La independencia judicial no es otorgada, ni se logra solo porque los demás poderes del Estado la establezcan, sino que tiene que ser conquistada desde dentro por los propios jueces con la forma de su propia independencia personal de criterio.
La obligación formal de impartir justicia dando a cada uno lo suyo precisa del ánimo persistente y la inclinación preferente para hacerlo, a sabiendas de que cuando le damos a cada uno lo suyo, nos damos a nosotros mismos lo propio, a saber, la integridad inalienable del hombre de bien. Esa integridad es un rasgo apreciado desde el principio de nuestra tradición y lo expresó Sócrates con ceñida precisión: preferir padecer injusticia que cometerla.

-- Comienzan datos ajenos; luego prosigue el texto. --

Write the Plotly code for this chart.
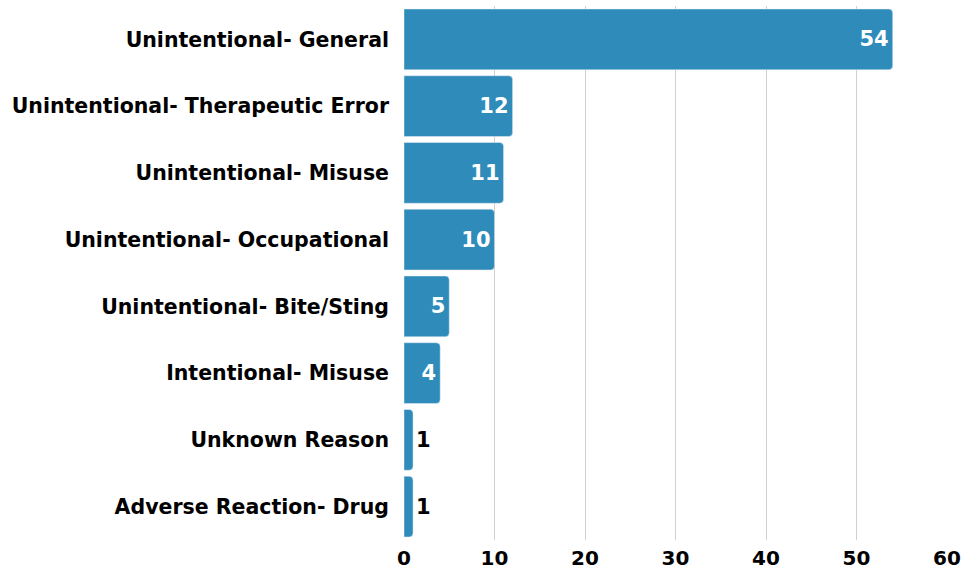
import plotly.graph_objects as go

categories = [
    "Unintentional- General",
    "Unintentional- Therapeutic Error",
    "Unintentional- Misuse",
    "Unintentional- Occupational",
    "Unintentional- Bite/Sting",
    "Intentional- Misuse",
    "Unknown Reason",
    "Adverse Reaction- Drug",
]
counts = [54, 12, 11, 10, 5, 4, 1, 1]
x_ticks = [0, 10, 20, 30, 40, 50, 60]

BAR_COLOR = "#2E8BBA"
FONT = "DejaVu Sans"

fig = go.Figure()
fig.add_trace(go.Bar(
    x=counts,
    y=categories,
    orientation="h",
    marker=dict(color=BAR_COLOR, cornerradius=4),
    text=counts,
    textposition="auto",
    insidetextanchor="end",
    insidetextfont=dict(color="white", size=21, family=FONT, weight=700),
    outsidetextfont=dict(color="black", size=21, family=FONT, weight=700),
    cliponaxis=False,
    showlegend=False,
))

fig.update_layout(
    width=966,
    height=569,
    plot_bgcolor="white",
    paper_bgcolor="white",
    bargap=0.09,
    margin=dict(l=404, r=19, t=6, b=29, autoexpand=False),
    font=dict(family=FONT, size=20, color="black", weight=700),
)
fig.update_xaxes(
    range=[0, 60],
    tickvals=x_ticks,
    showgrid=True,
    gridcolor="#D0D0D0",
    gridwidth=1,
    zeroline=False,
    showline=False,
    ticks="",
    ticklabelstandoff=4,
    tickfont=dict(size=20, family=FONT, weight=700),
    fixedrange=True,
)
fig.update_yaxes(
    autorange="reversed",
    showgrid=False,
    ticks="",
    ticklabelstandoff=14,
    tickfont=dict(size=20.5, family=FONT, weight=700),
)

# page body has an 8px default margin; drop it so the figure fills the window
fig.write_html(
    "out.html",
    config={"displayModeBar": False},
    post_script="document.body.style.margin='0';",
)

Al final, todas las personas que han de juzgar a otras y mucho más si han de administrar justicia en sociedades abiertas, se encontrarán, antes o después, con un dilema al que les enfrenta su propia posición de poder. Como el rey Salomón tendrán que elegir lo que más desean y decidir si entre todos los demás bienes y cualidades prefieren o no un «corazón sabio».
Como el rey Salomón tendrán que elegir lo que más desean y decidir si entre todos los demás bienes y cualidades prefieren o no un «corazón sabio».
Los hábitos del corazón
Hay que admitir que al respecto de todo lo anterior, la idea misma de corazón parece evanescente y poco operativa para pensar las dinámicas funcionales de instituciones con procesos complejos y muy tecnificados. Desde luego que un corazón sabio no puede sustituir ni prescindir de la pericia competente y experta, ciertamente. Pero Tocqueville acertaba cuando afirmó que los sistemas de gobierno y sus instituciones se asientan sobre un lecho idiosincrático y fluido pero decisivo: los hábitos del corazón. Así los llamó el genial tratadista francés.
La idea de hábito del corazón incluye la afirmación de que el corazón está hecho de costumbres que lo modulan y orientan, y que como tales costumbres son objeto de educación y entrenamiento. Un corazón cultivado no es una emotividad hiper estimulada y exquisita, sino el conjunto de costumbres logradas mediante el reiterado vencimiento de inclinaciones torcidas y en favor del «sentimiento del deber», de lo mejor y sus obligaciones. Un corazón sabio es aquel para el que tales deberes y obligaciones se han hecho amables, en toda la amplitud de los sentidos del término. Se puede decir de otro modo: un corazón sabio es aquel en el que el sentimiento del deber se ha hecho fuerte y persistente aguzando la inteligencia de lo justo y lo mejor.
La serenidad
Ese esclarecimiento del juicio no sobreviene por inspiración ni es ninguna clase de revelación súbita, sino algo más común, pero sin lo que nadie responsable asumiría la toma de decisiones graves: la serenidad. Puede parecer que no suma mucho a la estabilidad de ánimo que son la ecuanimidad o la equidad. Pero en la serenidad hay una dimensión cognitiva aludida como el estado a salvo de cualquier clase de ebriedad, sobre todo la procedente de pasiones desmedidas. El hombre sereno es el capaz de una vigilia que nos conduce en la oscuridad de los pleitos y disimulos entre intereses encontrados.
Más allá de la imprescindible independencia formal, la independencia real corre por cuenta personal de los jueces, y, como no podría ser de otro modo, la independencia real no es ni más fácil ni más frecuente que la formal. Así que además y más allá de un poder institucionalmente independiente, lo deseable sería que fuera un poder serenísimo.